Turning into Sam’s Library, with intent to secure a stall at the French play for my niece, I politely awaited the leisure of a very smartly-dressed lady examining the plan of the Opera House, and bending studiously over the same at the counter. Her cavalier, a thick-set man, attired with considerable splendour, was engrossed in a volume which he had taken up, as it would appear, to wile away a long and tedious interval of consultation between his companion and the shopman. The lady looked up first, and under her little white bonnet with its innocent bride-like lilies-of-the-valley, I discovered a pretty dark-eyed face, such as ere this has tempted many a son of Adam, forgetful of his progenitor’s mishaps, into the commission of matrimony.

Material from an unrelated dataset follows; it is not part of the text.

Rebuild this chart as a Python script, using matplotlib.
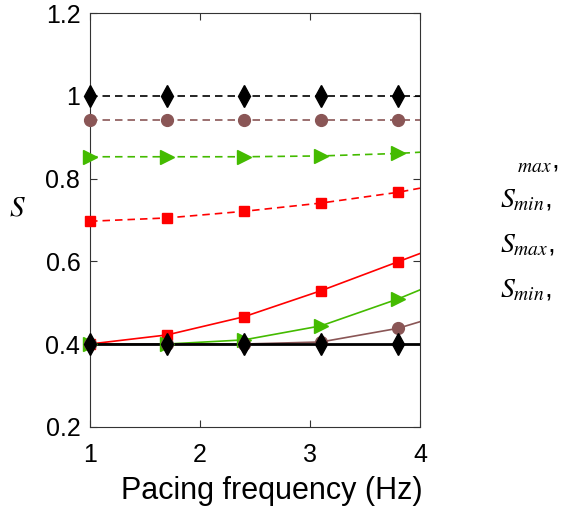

“An’t you ready yet?” she inquired, addressing her cavalier with just the slightest possible turn of asperity, to give piquancy, as it were, to the dregs of honey still remaining from the moon. “An’t you ready?” she repeated in a sharper key, perceiving the student so engrossed as to be unconscious of her observation. This time there was more of the vinegar and less of the honey, and he started to “attention” forthwith.

“Quite ready, dearest,” was the reply in the most submissive of tones, as he laid his book down upon the counter and disclosed to my astonished view the features of my old friend John Standish Sawyer.

Our greeting was of the most cordial. I was presented in due form to the bride, who vouchsafed me so sweet a smile as made me wonder less than ever at Mr. Sawyer’s subjugation. After putting her into the hired brougham that was in waiting for them, he lingered for a moment to tell me of his late-won happiness. “The horses go up to-day,” said he, “and I cannot affirm that I am sorry for it. With such an attraction at home, a man don’t want to go out hunting. I don’t think somehow I shall ever care to ride to hounds again!”

As I turned back into the shop, the book my friend had been studying so assiduously lay upon the counter. I took it up with a pardonable curiosity. It was the “Life of Thomas Assheton Smith, Esq.”

I shall expect to hear of Sawyer’s buying two or three hunters yet, before November.